Es un hecho inevitable porque obedece a la misma metamorfosis del capitalismo, que está dejando de ser material (mercantilista e industrial) para pasar a ser inmaterial (cognitivo). Los índices que apuntan hacia aquí se pueden resumir en diez tesis:

1.     El capital y el trabajo ya no son capaces de explicar por sí solos el actual capitalismo.

2.     En los sectores más dinámicos de la producción, la creación de valor depende cada vez más del cerebro y menos de las manos.

3.     El capital intelectual es la principal forma de capital productivo.

4.     Las grandes empresas tecnológicas están compitiendo entre sí por acumular conocimiento.

5.     La innovación tecnológica es inconcebible sin una élite cognitiva.

6.     El peso creciente del conocimiento en la economía, modificaba las relaciones de la competencia internacional.

7.     La competencia se centra hoy en el control de la producción de conocimiento, su almacenamiento (por ejemplo, en forma de big data”) y su transformación en mercancía. 
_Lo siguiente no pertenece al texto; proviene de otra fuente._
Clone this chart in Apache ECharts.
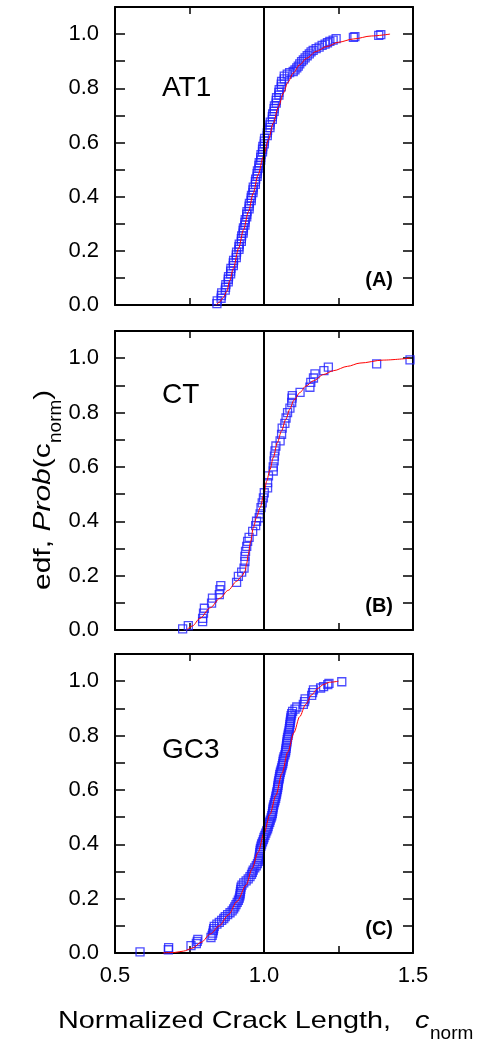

8.     Dado que el capital cognitivo está protegido por derechos de autor, el capitalismo cognitivo es indisociable del proceso de apropiación privada del conocimiento.

9.     La expresión más clara del capitalismo cognitivo son las STEM.

10.  No podemos decidir no vivir en el seno del capitalismo cognitivo.

Esto no significa que el capitalismo cognitivo sea ya la forma universal de producción, sino que es su forma hegemónica. Se seguirán necesitando manos y corazones. Pero para atender las demandas del capitalismo cognitivo hace falta algo más: el imprescindible complemento de la persona dispuesta a convertir las ideas en negocios («risk taker»). El mérito que el capitalismo cognitivo necesita poner en valor debe ampliarse para integrar al que es capaz de asumir riesgos.

El mérito, pues, se nos ha hecho más complejo y esta es una buena noticia, porque la persona capaz de asumir riesgos no es necesariamente la que posee una mejor titulación.

He dicho anteriormente que la separación de la élite cognitiva, siendo inevitable, debe ser compensada. Y aquí hay que recordar a Quevedo, que advertía que cuando escuchaba a un jorobado gritar igualdad, no sabía si quería que le desapareciera la joroba o que les saliera a los demás. Es hora de decir que las palabras «igualdad» o «equidad» no significan nada si no nos clarifican lo importante: qué hacemos con las jorobas.

Una de las maneras de compensar el blindaje de la élite cognitiva es la que acabamos de señalar: estimulando las vocaciones emprendedoras. Pero con ella tampoco sería suficiente. Necesitamos que la élite cognitiva no quede blindada tras el dominio de sus especialidades y pierda el contacto con el conjunto de la sociedad. Para alcanzar este propósito es imprescindible contribuir colectivamente (y aquí el protagonismo del sistema educativo es incuestionable) a la restauración del sentido de comunidad, tomándonos muy en serio la mejora de la cultura común, que es, entre otras cosas, la que nos proporciona el lenguaje y el simbolismo colectivo que nos permite comunicarnos con las personas de las diferentes especialidades en una sociedad cada vez más necesitada de especialistas. El fomento de la cultura común es hoy una de las principales responsabilidades republicanas.

Uno de los ingredientes de la cultura común debiera ser el estímulo de la pasión por las alturas de todo aquel que quiera y pueda volar alto, porque, con frecuencia, lo que nos trae de vuelta es un beneficio colectivo. Piensen, por ejemplo, en Bach, y en la cantidad de belleza que nos dejó a todos en herencia. Nada sería más absurdo que mostrarse resentido con él porque nuestras alas de gorrión no pueden medirse con las suyas, de albatros.

El mayor peligro del emotivismo dominante es su fácil y cómoda deriva hacia una forma u otra de masoquismo.